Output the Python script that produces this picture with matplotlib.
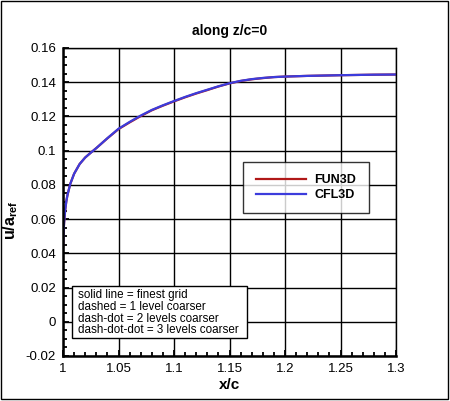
import matplotlib
matplotlib.use('Agg')
import matplotlib.pyplot as plt
from matplotlib.patches import Rectangle
from matplotlib.ticker import MultipleLocator, FuncFormatter

plt.rcParams['font.family'] = ['Liberation Sans', 'DejaVu Sans']
plt.rcParams['mathtext.fontset'] = 'custom'
plt.rcParams['mathtext.bf'] = 'Liberation Sans:bold'
plt.rcParams['mathtext.rm'] = 'Liberation Sans'
plt.rcParams['axes.unicode_minus'] = False

# values
x_cfl = [1.0, 1.0005, 1.001, 1.002, 1.003, 1.004, 1.0065, 1.01, 1.015, 1.02, 1.025,
         1.03, 1.04, 1.05, 1.06, 1.07, 1.08, 1.09, 1.1, 1.11, 1.12, 1.13, 1.14,
         1.15, 1.16, 1.17, 1.18, 1.19, 1.2, 1.22, 1.25, 1.28, 1.3]
u_cfl = [0.044, 0.052, 0.058, 0.0655, 0.0705, 0.074, 0.0805, 0.0865, 0.0922, 0.096, 0.0988,
         0.1015, 0.1073, 0.1128, 0.1168, 0.1205, 0.1238, 0.1265, 0.129, 0.1314, 0.1336, 0.1356, 0.1376,
         0.1394, 0.1408, 0.1418, 0.1425, 0.1430, 0.1433, 0.1437, 0.1441, 0.1444, 0.1445]
x_fun = x_cfl
u_fun = [0.044, 0.052, 0.058, 0.0655, 0.0705, 0.074, 0.0805, 0.0865, 0.0922, 0.096, 0.0988,
         0.1015, 0.1072, 0.1126, 0.1165, 0.1202, 0.1236, 0.1263, 0.1288, 0.1312, 0.1334, 0.1354, 0.1375,
         0.1393, 0.1407, 0.1417, 0.1424, 0.1430, 0.1433, 0.1437, 0.1441, 0.1444, 0.1445]

x_ticks = [1.0, 1.05, 1.1, 1.15, 1.2, 1.25, 1.3]
y_ticks = [-0.02, 0, 0.02, 0.04, 0.06, 0.08, 0.1, 0.12, 0.14, 0.16]
note_lines = ['solid line = finest grid',
              'dashed = 1 level coarser',
              'dash-dot = 2 levels coarser',
              'dash-dot-dot = 3 levels coarser']

W, H = 450, 401
fig = plt.figure(figsize=(W / 100, H / 100), dpi=100)
ax = fig.add_axes([63 / W, (H - 356) / H, 333 / W, 308 / H])

ax.plot(x_fun, u_fun, color='#b01818', lw=1.6, label='FUN3D')
ax.plot(x_cfl, u_cfl, color='#3c3cdc', lw=1.6, label='CFL3D')

ax.set_xlim(1.0, 1.3)
ax.set_ylim(-0.02, 0.16)
ax.set_xticks(x_ticks)
ax.set_yticks(y_ticks)
ax.xaxis.set_minor_locator(MultipleLocator(0.01))
ax.yaxis.set_minor_locator(MultipleLocator(0.005))
fmt = FuncFormatter(lambda v, p: '%g' % round(v, 4))
ax.xaxis.set_major_formatter(fmt)
ax.yaxis.set_major_formatter(fmt)
ax.grid(True, which='major', color='black', lw=1.0)
ax.tick_params(which='both', direction='in', top=False, right=False,
               labelsize=9.5, width=1.3, pad=5)
ax.tick_params(which='major', length=4.3)
ax.tick_params(which='minor', length=2.8)
for s in ['left', 'bottom']:
    ax.spines[s].set_linewidth(1.8)
for s in ['top', 'right']:
    ax.spines[s].set_linewidth(1.0)

ax.set_title('along z/c=0', fontsize=10, fontweight='bold', pad=9)
ax.set_xlabel('x/c', fontsize=11, fontweight='bold', labelpad=2)
ax.set_ylabel(r'$\mathbf{u/a_{ref}}$', fontsize=11.5)
ax.yaxis.set_label_coords(-0.128, 0.44)

leg = ax.legend(loc='upper left', bbox_to_anchor=(243 / W, 1 - 162 / H),
                bbox_transform=fig.transFigure, borderaxespad=0,
                prop={'weight': 'bold', 'size': 9}, frameon=True, fancybox=False,
                handlelength=4.0, handletextpad=0.7, labelspacing=0.2, borderpad=1.0)
leg.get_frame().set_edgecolor('black')
leg.get_frame().set_linewidth(1.0)

# note box
fig.patches.append(Rectangle((72 / W, 1 - 338 / H), 175 / W, 52 / H, transform=fig.transFigure,
                             facecolor='white', edgecolor='black', lw=1.0, zorder=5))
for i, line in enumerate(note_lines):
    fig.text(77.5 / W, 1 - (295 + i * 11.8) / H, line, fontsize=8.4, va='center', zorder=6)

fig.patches.append(Rectangle((0.5 / W, 1 - 398.5 / H), 447.5 / W, 398 / H, transform=fig.transFigure,
                             fill=False, edgecolor='black', lw=1.0))

fig.savefig('out.png', dpi=100)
#####
WORK TO COMPLETE ->
Output an exact copy of the material, with the pictures removed.

TASK RESULT ->
Output the Python script that produces this picture with matplotlib.
import matplotlib
matplotlib.use('Agg')
import matplotlib.pyplot as plt
from matplotlib.patches import Rectangle
from matplotlib.ticker import MultipleLocator, FuncFormatter

plt.rcParams['font.family'] = ['Liberation Sans', 'DejaVu Sans']
plt.rcParams['mathtext.fontset'] = 'custom'
plt.rcParams['mathtext.bf'] = 'Liberation Sans:bold'
plt.rcParams['mathtext.rm'] = 'Liberation Sans'
plt.rcParams['axes.unicode_minus'] = False

# values
x_cfl = [1.0, 1.0005, 1.001, 1.002, 1.003, 1.004, 1.0065, 1.01, 1.015, 1.02, 1.025,
         1.03, 1.04, 1.05, 1.06, 1.07, 1.08, 1.09, 1.1, 1.11, 1.12, 1.13, 1.14,
         1.15, 1.16, 1.17, 1.18, 1.19, 1.2, 1.22, 1.25, 1.28, 1.3]
u_cfl = [0.044, 0.052, 0.058, 0.0655, 0.0705, 0.074, 0.0805, 0.0865, 0.0922, 0.096, 0.0988,
         0.1015, 0.1073, 0.1128, 0.1168, 0.1205, 0.1238, 0.1265, 0.129, 0.1314, 0.1336, 0.1356, 0.1376,
         0.1394, 0.1408, 0.1418, 0.1425, 0.1430, 0.1433, 0.1437, 0.1441, 0.1444, 0.1445]
x_fun = x_cfl
u_fun = [0.044, 0.052, 0.058, 0.0655, 0.0705, 0.074, 0.0805, 0.0865, 0.0922, 0.096, 0.0988,
         0.1015, 0.1072, 0.1126, 0.1165, 0.1202, 0.1236, 0.1263, 0.1288, 0.1312, 0.1334, 0.1354, 0.1375,
         0.1393, 0.1407, 0.1417, 0.1424, 0.1430, 0.1433, 0.1437, 0.1441, 0.1444, 0.1445]

x_ticks = [1.0, 1.05, 1.1, 1.15, 1.2, 1.25, 1.3]
y_ticks = [-0.02, 0, 0.02, 0.04, 0.06, 0.08, 0.1, 0.12, 0.14, 0.16]
note_lines = ['solid line = finest grid',
              'dashed = 1 level coarser',
              'dash-dot = 2 levels coarser',
              'dash-dot-dot = 3 levels coarser']

W, H = 450, 401
fig = plt.figure(figsize=(W / 100, H / 100), dpi=100)
ax = fig.add_axes([63 / W, (H - 356) / H, 333 / W, 308 / H])

ax.plot(x_fun, u_fun, color='#b01818', lw=1.6, label='FUN3D')
ax.plot(x_cfl, u_cfl, color='#3c3cdc', lw=1.6, label='CFL3D')

ax.set_xlim(1.0, 1.3)
ax.set_ylim(-0.02, 0.16)
ax.set_xticks(x_ticks)
ax.set_yticks(y_ticks)
ax.xaxis.set_minor_locator(MultipleLocator(0.01))
ax.yaxis.set_minor_locator(MultipleLocator(0.005))
fmt = FuncFormatter(lambda v, p: '%g' % round(v, 4))
ax.xaxis.set_major_formatter(fmt)
ax.yaxis.set_major_formatter(fmt)
ax.grid(True, which='major', color='black', lw=1.0)
ax.tick_params(which='both', direction='in', top=False, right=False,
               labelsize=9.5, width=1.3, pad=5)
ax.tick_params(which='major', length=4.3)
ax.tick_params(which='minor', length=2.8)
for s in ['left', 'bottom']:
    ax.spines[s].set_linewidth(1.8)
for s in ['top', 'right']:
    ax.spines[s].set_linewidth(1.0)

ax.set_title('along z/c=0', fontsize=10, fontweight='bold', pad=9)
ax.set_xlabel('x/c', fontsize=11, fontweight='bold', labelpad=2)
ax.set_ylabel(r'$\mathbf{u/a_{ref}}$', fontsize=11.5)
ax.yaxis.set_label_coords(-0.128, 0.44)

leg = ax.legend(loc='upper left', bbox_to_anchor=(243 / W, 1 - 162 / H),
                bbox_transform=fig.transFigure, borderaxespad=0,
                prop={'weight': 'bold', 'size': 9}, frameon=True, fancybox=False,
                handlelength=4.0, handletextpad=0.7, labelspacing=0.2, borderpad=1.0)
leg.get_frame().set_edgecolor('black')
leg.get_frame().set_linewidth(1.0)

# note box
fig.patches.append(Rectangle((72 / W, 1 - 338 / H), 175 / W, 52 / H, transform=fig.transFigure,
                             facecolor='white', edgecolor='black', lw=1.0, zorder=5))
for i, line in enumerate(note_lines):
    fig.text(77.5 / W, 1 - (295 + i * 11.8) / H, line, fontsize=8.4, va='center', zorder=6)

fig.patches.append(Rectangle((0.5 / W, 1 - 398.5 / H), 447.5 / W, 398 / H, transform=fig.transFigure,
                             fill=False, edgecolor='black', lw=1.0))

fig.savefig('out.png', dpi=100)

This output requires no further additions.